Body Shaming dan Mengapa Kita Melakukannya

Wida Kriswanti | 6 Agustus 2016 | 09:00 WIB

TABLOIDBINTANG.COM - Istilah body shaming ramai diperbincangkan setelah apa yang menimpa Jennifer Aniston sekitar dua pekan lalu.

Ia ditampilkan oleh sebuah media di sampul depan, namun dengan cara cenderung mempermalukan. Perutnya yang nampak membuncit “diobservasi secara jurnalistik”. 

Pemeran Rachel dalam serial Friends ini diyakini hamil—padahal belum seorang pun mengonfirmasi langsung kepadanya.
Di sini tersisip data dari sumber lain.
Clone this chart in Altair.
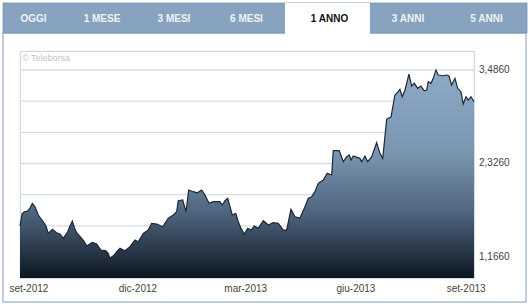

Merasa terganggu, Jennifer menyatakan sikap lewat sebuah surat terbuka yang dimuat laman The Huffington Post. Pesannya jelas, hentikan body shaming terhadap wanita!

Body shaming bukan sesuatu yang baru. Anna Margaretha Dauhan, psikolog klinis dewasa dari Pusat Informasi dan Konsultasi Tiga Generasi, menjelaskan, ini sudah terjadi sejak lama. Bahkan mungkin tanpa sadar kita sering melakukannya.

“Secara sederhana, body shaming dapat diartikan sebagai sikap atau perilaku yang negatif terhadap berat badan, ukuran tubuh, dan penampilan seseorang,” buka Anna.

“Seseorang bisa melakukan body shaming terhadap orang lain maupun dirinya sendiri.”

Persepsi yang tidak efektif akan bentuk fisik seseorang adalah penyebab utama seseorang melakukan body shaming. Seperti mengidolakan bentuk tubuh ideal tertentu dan mengaitkannya dengan karakter positif tertentu.

“Padahal setiap orang memiliki bentuk dan berat tubuh idealnya masing-masing. Tidak harus sama,” tegas Anna.

Selain itu, karena ukuran dan bentuk tubuh adalah hal yang paling mudah terlihat dari seseorang. Apabila ada sesuatu yang tidak disukai dari seseorang, penampilan fisik pun menjadi sasaran tembak untuk melampiaskan rasa tidak suka atau bahkan frustrasi.

“Dengan melakukannya, paling tidak, membuat dirinya (orang yang frustrasi itu) merasa lebih baik mengenai kondisi dirinya sendiri,” Anna bilang. 

Dampak body shaming tidak main-main. Korban bisa jadi malu sehingga ingin memperbaiki citra dirinya.

“Korban bisa saja melakukan crash diet yang tidak sehat. Tujuannya semata memperbaiki bentuk tubuh, bukan untuk kesehatan,” ungkap Anna.

Sedangkan secara psikologis, body shaming dapat mengarah pada konsep diri yang negatif, perasaan tidak berharga, bahkan depresi.

“Pada kondisi yang lebih ekstrem, body shaming dapat memicu timbulnya eating disorder seperti bulimia atau anoreksia nervosa yang dapat berakibat buruk atau bahkan fatal bagi kesehatan,” pungkasnya.